Verdir la planète sans quitter son bureau. La promesse est belle.

« Notre navigateur est équipé de notre moteur de recherche vert et de ses fonctions telles que l'icône de la feuille verte, la notation de l'engagement climatique et le chat AI. Vous pouvez également faire des achats plus durables grâce à notre fonction boutiques partenaires [...], sans frais supplémentaires. ». En réalité, il faut quand même reconnaître que c'est magique parce que sans rien changer à votre façon de faire, grâce à Ecosia, tout sera plus vert et durable. Essayer de résoudre des problèmes (l'écroulement du vivant) par la technologie sans toucher aux causes (le mode de consommation capitaliste, extractiviste et productiviste), c'est la logique même du solutionnisme technologique.

« Move away from Big Tech. S'éloigner des grandes entreprises technologiques ». Cette dernière promesse m'a fait tomber de ma chaise. Les résultats de recherche d’Ecosia sont fournis par Microsoft Bing et Google Search (source). Les publicités sont quant à elles fournies par Microsoft Advertising et Google AdSense (source). Le navigateur Ecosia est basé sur Chromium, le projet de navigateur open source verrouillé par Google. Il repose, comme presque tous les navigateurs « alternatifs » (à l'exception notable de Firefox) sur le moteur Blink, toujours relié à Google. Même l'IA d'Ecosia est alimentée par OpenAI (l'entreprise derrière ChatGPT, elle-même liée à Microsoft). Prétendre qu'on s'éloigne des grandes entreprises technologiques, sous couvert de greenwashing, alors qu'on dépend de Microsoft, de Google et d'OpenAI, il fallait quand même l'oser...

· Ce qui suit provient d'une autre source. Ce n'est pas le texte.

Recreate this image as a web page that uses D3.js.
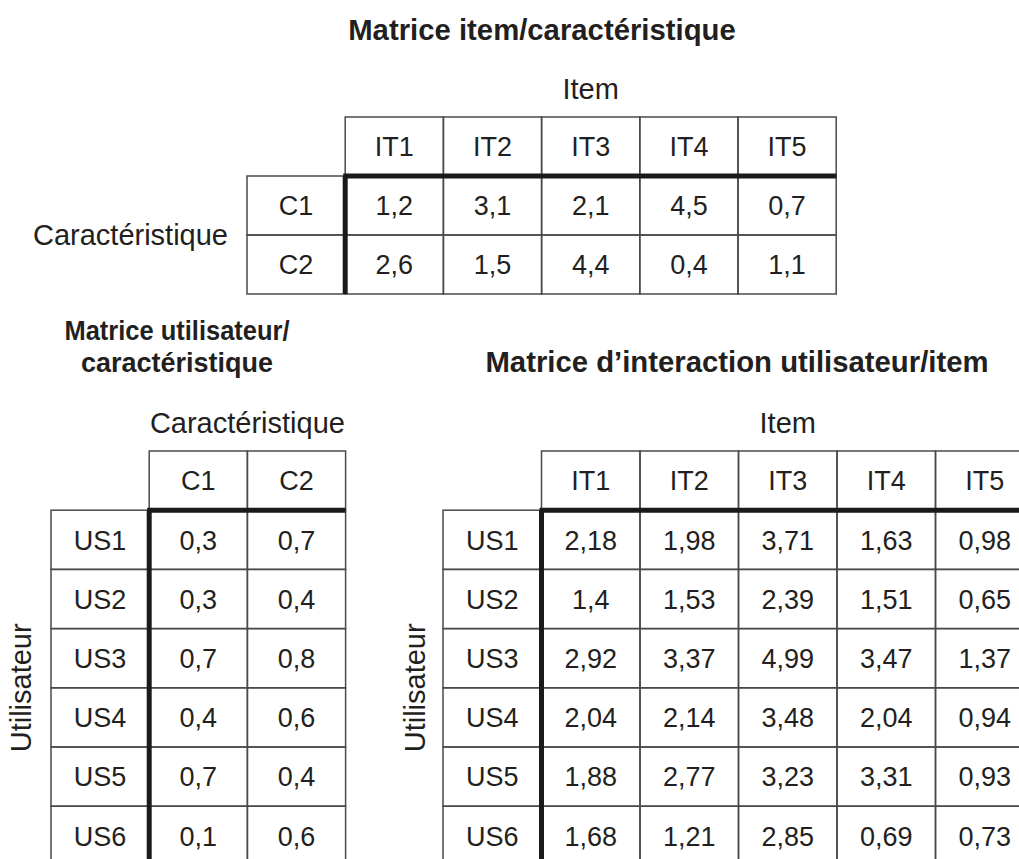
<!DOCTYPE html>
<html>
<head>
<meta charset="utf-8">
<script src="https://cdn.jsdelivr.net/npm/d3@7"></script>
<style>
  html, body { margin: 0; padding: 0; background: #fff; }
  svg { display: block; }
  text { font-family: "Liberation Sans", Arial, sans-serif; fill: #231f20; }
</style>
</head>
<body>
<svg id="chart" width="1019" height="859"></svg>
<script>
// ---- Data ----
const items = ["IT1", "IT2", "IT3", "IT4", "IT5"];
const characteristics = ["C1", "C2"];
const users = ["US1", "US2", "US3", "US4", "US5", "US6"];

// item/characteristic matrix (rows: C1, C2)
const itemCharValues = [
  [1.2, 3.1, 2.1, 4.5, 0.7],
  [2.6, 1.5, 4.4, 0.4, 1.1]
];
// user/characteristic matrix (rows: US1..US6; cols: C1, C2)
const userCharValues = [
  [0.3, 0.7],
  [0.3, 0.4],
  [0.7, 0.8],
  [0.4, 0.6],
  [0.7, 0.4],
  [0.1, 0.6]
];
// user/item interaction matrix (rows: US1..US6; cols: IT1..IT5)
const userItemValues = [
  [2.18, 1.98, 3.71, 1.63, 0.98],
  [1.4, 1.53, 2.39, 1.51, 0.65],
  [2.92, 3.37, 4.99, 3.47, 1.37],
  [2.04, 2.14, 3.48, 2.04, 0.94],
  [1.88, 2.77, 3.23, 3.31, 0.93],
  [1.68, 1.21, 2.85, 0.69, 0.73]
];

const titles = {
  top: "Matrice item/caractéristique",
  left: ["Matrice utilisateur/", "caractéristique"],
  right: "Matrice d\u2019interaction utilisateur/item"
};

// ---- Drawing ----
const svg = d3.select("#chart");
const fmt = v => String(v).replace(".", ",");
const FS = 27;      // cell text
const AFS = 29;     // axis titles
const TFS = 29.3;   // bold titles
const LTFS = 28;    // left bold title (slightly condensed)
const THIN = "#4a4a4a";

function drawMatrix(opts) {
  const { left, top, colW, rowH, cols, rows, values, colTitle, rowTitle, rowTitleX, rowTitleRotate } = opts;
  const colKeys = ["__label", ...cols];
  const rowKeys = ["__header", ...rows];
  const x = d3.scaleBand().domain(colKeys).range([left, left + colW * colKeys.length]);
  const y = d3.scaleBand().domain(rowKeys).range([top, top + rowH * rowKeys.length]);
  const g = svg.append("g");

  // header cells
  g.selectAll("rect.hdr").data(cols).join("rect")
    .attr("x", d => x(d)).attr("y", y("__header"))
    .attr("width", x.bandwidth()).attr("height", y.bandwidth())
    .attr("fill", "none").attr("stroke", THIN).attr("stroke-width", 1.5);
  // row label cells
  g.selectAll("rect.rl").data(rows).join("rect")
    .attr("x", x("__label")).attr("y", d => y(d))
    .attr("width", x.bandwidth()).attr("height", y.bandwidth())
    .attr("fill", "none").attr("stroke", THIN).attr("stroke-width", 1.5);
  // value cells
  const cells = [];
  rows.forEach((r, i) => cols.forEach((c, j) => cells.push({ r, c, v: values[i][j] })));
  g.selectAll("rect.cell").data(cells).join("rect")
    .attr("x", d => x(d.c)).attr("y", d => y(d.r))
    .attr("width", x.bandwidth()).attr("height", y.bandwidth())
    .attr("fill", "none").attr("stroke", THIN).attr("stroke-width", 1.5);

  // texts
  g.selectAll("text.hdr").data(cols).join("text")
    .attr("x", d => x(d) + x.bandwidth() / 2).attr("y", y("__header") + y.bandwidth() / 2)
    .attr("text-anchor", "middle").attr("dy", "0.36em").attr("font-size", FS).text(d => d);
  g.selectAll("text.rl").data(rows).join("text")
    .attr("x", x("__label") + x.bandwidth() / 2).attr("y", d => y(d) + y.bandwidth() / 2)
    .attr("text-anchor", "middle").attr("dy", "0.36em").attr("font-size", FS).text(d => d);
  g.selectAll("text.cell").data(cells).join("text")
    .attr("x", d => x(d.c) + x.bandwidth() / 2).attr("y", d => y(d.r) + y.bandwidth() / 2)
    .attr("text-anchor", "middle").attr("dy", "0.36em").attr("font-size", FS).text(d => fmt(d.v));

  // thick separators
  const x0 = x(cols[0]), x1 = x(cols[cols.length - 1]) + x.bandwidth();
  const y0 = y(rows[0]), y1 = y(rows[rows.length - 1]) + y.bandwidth();
  g.append("line").attr("x1", x0 - 2).attr("x2", x1).attr("y1", y0).attr("y2", y0)
    .attr("stroke", "#1a1a1a").attr("stroke-width", 5);
  g.append("line").attr("x1", x0).attr("x2", x0).attr("y1", y0).attr("y2", y1)
    .attr("stroke", "#1a1a1a").attr("stroke-width", 5);

  // column title
  g.append("text").attr("x", (x0 + x1) / 2).attr("y", top - 18)
    .attr("text-anchor", "middle").attr("font-size", AFS).text(colTitle);
  // row title
  const cy = (y0 + y1) / 2;
  if (rowTitleRotate) {
    g.append("text").attr("transform", `translate(${rowTitleX},${cy}) rotate(-90)`)
      .attr("text-anchor", "middle").attr("dy", "0.36em").attr("font-size", AFS).text(rowTitle);
  } else {
    g.append("text").attr("x", rowTitleX).attr("y", cy)
      .attr("text-anchor", "end").attr("dy", "0.36em").attr("font-size", AFS).text(rowTitle);
  }
  return { x, y };
}

drawMatrix({ left: 247, top: 117, colW: 98.2, rowH: 59, cols: items, rows: characteristics,
  values: itemCharValues, colTitle: "Item", rowTitle: "Caractéristique", rowTitleX: 228 });
drawMatrix({ left: 51, top: 451, colW: 98.2, rowH: 59.2, cols: characteristics, rows: users,
  values: userCharValues, colTitle: "Caractéristique", rowTitle: "Utilisateur", rowTitleX: 21, rowTitleRotate: true });
drawMatrix({ left: 443, top: 451, colW: 98.5, rowH: 59.2, cols: items, rows: users,
  values: userItemValues, colTitle: "Item", rowTitle: "Utilisateur", rowTitleX: 415, rowTitleRotate: true });

// titles
svg.append("text").attr("x", 542).attr("y", 40).attr("text-anchor", "middle")
  .attr("font-size", TFS).attr("font-weight", "bold").text(titles.top);
const leftWidths = [225, 192];
svg.selectAll("text.lt").data(titles.left).join("text")
  .attr("x", 177).attr("y", (d, i) => 340 + i * 32).attr("text-anchor", "middle")
  .attr("font-size", LTFS).attr("font-weight", "bold")
  .attr("textLength", (d, i) => leftWidths[i]).attr("lengthAdjust", "spacingAndGlyphs")
  .text(d => d);
svg.append("text").attr("x", 737).attr("y", 372).attr("text-anchor", "middle")
  .attr("font-size", TFS).attr("font-weight", "bold").text(titles.right);
</script>
</body>
</html>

Bref, lisez l'article en entier, j'aurais quasiment pu commenter chaque phrase. Je ne sais pas quel est le niveau de sincérité autour du projet d'Ecosia, car je ne connais pas personnellement cette société et ses initiateurs. Donc je ne présume de rien, et je n'ai aucune animosité vis-à-vis de cette organisation. Mais avec une telle communication, elle participe à la confusion sémantique et au solutionnisme technologique ambiants. Pire, elle contribue à faire croire qu'adapter notre mode de vie (en l'occurrence numérique) pour maintenir la viabilité de notre planète peut se faire gratuitement, sans changements profonds, sans effort, depuis son PC. Si vous voulez un contre-exemple de communication plus honnête, regardez du côté d'Infomaniak. Et si vous cherchez de vraies alternatives à Google Search et Google Chrome, installez Firefox et faites des recherches sur Duckduckgo (installez Ublock Origins pour bloquer la pub !). Ce sera moins grandiloquent sur l'argument écologique, mais au moins on ne vous prendra pas pour des cons.